## BEGIN DATA BLOCK

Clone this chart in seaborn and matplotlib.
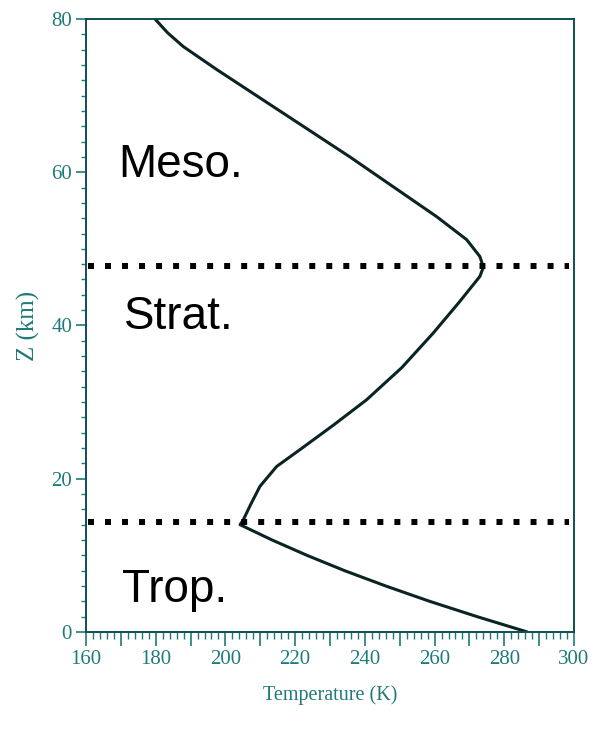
import numpy as np
import pandas as pd
import matplotlib
matplotlib.use("Agg")
import matplotlib.pyplot as plt
from matplotlib.ticker import MultipleLocator, FuncFormatter
import seaborn as sns

# temperature profile (T in K, Z in km)
height_km = [0, 2, 4, 6, 8, 10, 12, 14.0, 14.6, 16.6, 19.0, 21.6, 23.8, 27.0, 30.3, 34.5, 39.0,
             43.0, 46.4, 47.6, 49.0, 51.2, 54.2, 62.0, 67.7, 73.4, 76.4, 78.2, 79.2, 80]
temp_k = [286.6, 272.2, 258.6, 246.0, 234.2, 223.4, 213.4, 204.2, 205.1, 207.2, 209.9, 214.7,
          221.4, 231.0, 240.5, 250.6, 259.6, 267.0, 273.0, 274.0, 273.0, 269.2, 260.6, 235.7,
          216.6, 197.5, 187.9, 183.4, 181.4, 179.8]

# layer boundaries (km)
tropopause = 14.3
stratopause = 47.7

layer_names = ["Meso.", "Strat.", "Trop."]
layer_text_T = [169.2, 170.9, 170.3]
layer_text_z = [59.4, 39.6, 3.9]

profile = pd.DataFrame({"T": temp_k, "Z": height_km})

sns.set_style("ticks")
plt.rcParams["font.family"] = ["Liberation Serif", "DejaVu Serif"]

teal = "#1f7a7a"
spine_col = "#0f4f50"

fig = plt.figure(figsize=(6.03, 7.29), dpi=100)
ax = fig.add_axes([0.1426, 0.1331, 0.8093, 0.8409])

sns.lineplot(data=profile, x="T", y="Z", sort=False, estimator=None,
             color="#0a2424", linewidth=2.2, ax=ax)

for zb in [tropopause, stratopause]:
    ax.axhline(zb, xmin=0.005, xmax=0.99, color="black", linewidth=4.3,
               linestyle=(0, (1, 1.85)), dash_capstyle="butt")

for name, tx, tz in zip(layer_names, layer_text_T, layer_text_z):
    ax.text(tx, tz, name, fontsize=33, family=["Liberation Sans", "DejaVu Sans"],
            color="black", ha="left", va="baseline")

ax.set_xlim(160, 300)
ax.set_ylim(0, 80)

ax.xaxis.set_major_locator(MultipleLocator(10))
ax.xaxis.set_minor_locator(MultipleLocator(2))
ax.xaxis.set_major_formatter(FuncFormatter(lambda v, p: f"{int(round(v))}" if round(v) % 20 == 0 else ""))
ax.yaxis.set_major_locator(MultipleLocator(20))
ax.yaxis.set_minor_locator(MultipleLocator(2))

ax.tick_params(axis="x", which="major", direction="out", length=10, width=1.2,
               color=teal, labelcolor=teal, labelsize=15, pad=3)
ax.tick_params(axis="x", which="minor", direction="out", length=5, width=1.0, color=teal)
ax.tick_params(axis="y", which="major", direction="out", length=7, width=1.2,
               color=teal, labelcolor=teal, labelsize=15, pad=3)
ax.tick_params(axis="y", which="minor", direction="out", length=3.6, width=1.0, color=teal)
ax.tick_params(top=False, right=False, which="both")

for s in ax.spines.values():
    s.set_visible(True)
    s.set_color(spine_col)
    s.set_linewidth(1.4)

ax.set_xlabel("Temperature (K)", color=teal, fontsize=14.5, labelpad=12)
ax.set_ylabel("Z (km)", color=teal, fontsize=18, labelpad=8)

fig.savefig("out.png", dpi=100)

## END DATA BLOCK

INSTRUCTION =
Each line holding "seaborn" must be found and copied.

WORKED SOLUTION =
Clone this chart in seaborn and matplotlib.
import seaborn as sns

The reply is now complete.